If your abstract concepts are based on thought about what you knew when you started, then what separates your attempt from Thales who was one of the pioneers in ancient Greece of categorizing substances?

***Although I would call these observations insights into the nature of the problem, whether they are indeed true insights or instead mere deluded perceptions is of no real consequence. What is of consequence is where they lead me. It is very important that you realize that the truth or error of the perceptions themselves has no bearing whatsoever on the final issue.***

Let's assume for argument sake that they lead you to some profound conclusions. How do you verify those conclusions? If you insist that you don't need to be verified because they are based on mathematical reasoning, then how do you verify that the observable variables of the Universe assigned to mathematical variables are actually correct assignments? Maybe you are mistaken in your assignments.

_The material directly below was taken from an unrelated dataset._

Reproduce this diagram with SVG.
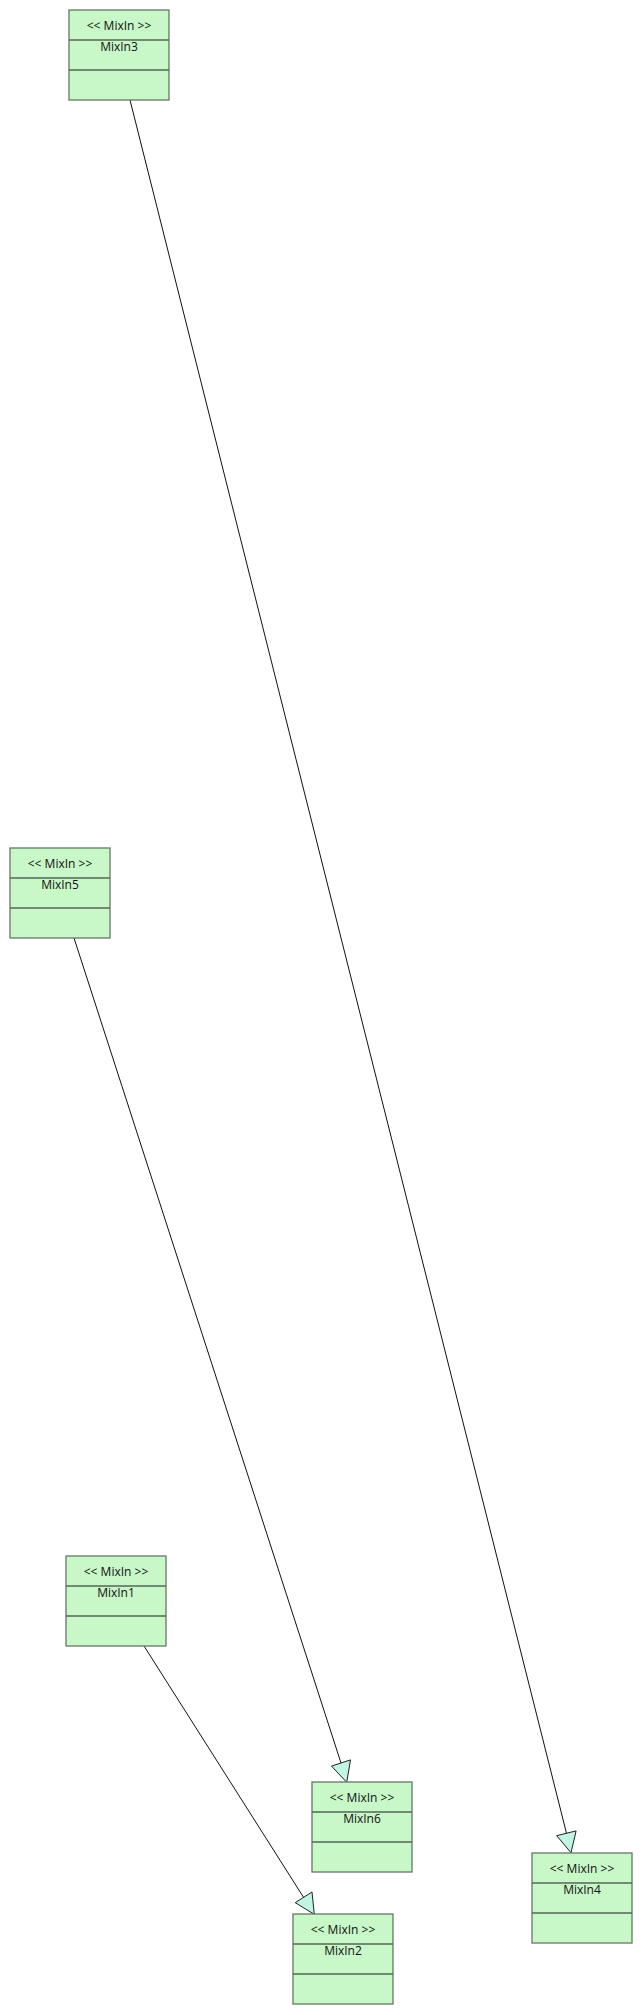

***So, in essence, I am going to show you a way of cataloging arbitrary communications which yields some rather astounding relationships. To find fault in what I present, you need to show that there exists a communicable concept which cannot be represented as I propose to represent it.***

Since communication is by appearances, how do you know what you do not know? That is, if something is incommunicable, how would you know that it is or isn't unless appearances led you to that conclusion. What if the incommunicable had no appearance by which to decide the issue. For example, Thales may have been surprised that is basic constituents of the world where based on faulty appearance. In actuality he lacked the ability to communicate the real nature of matter. The real constituents were incommunicable (as far as Thales is concernced), but there is no way for him to know that.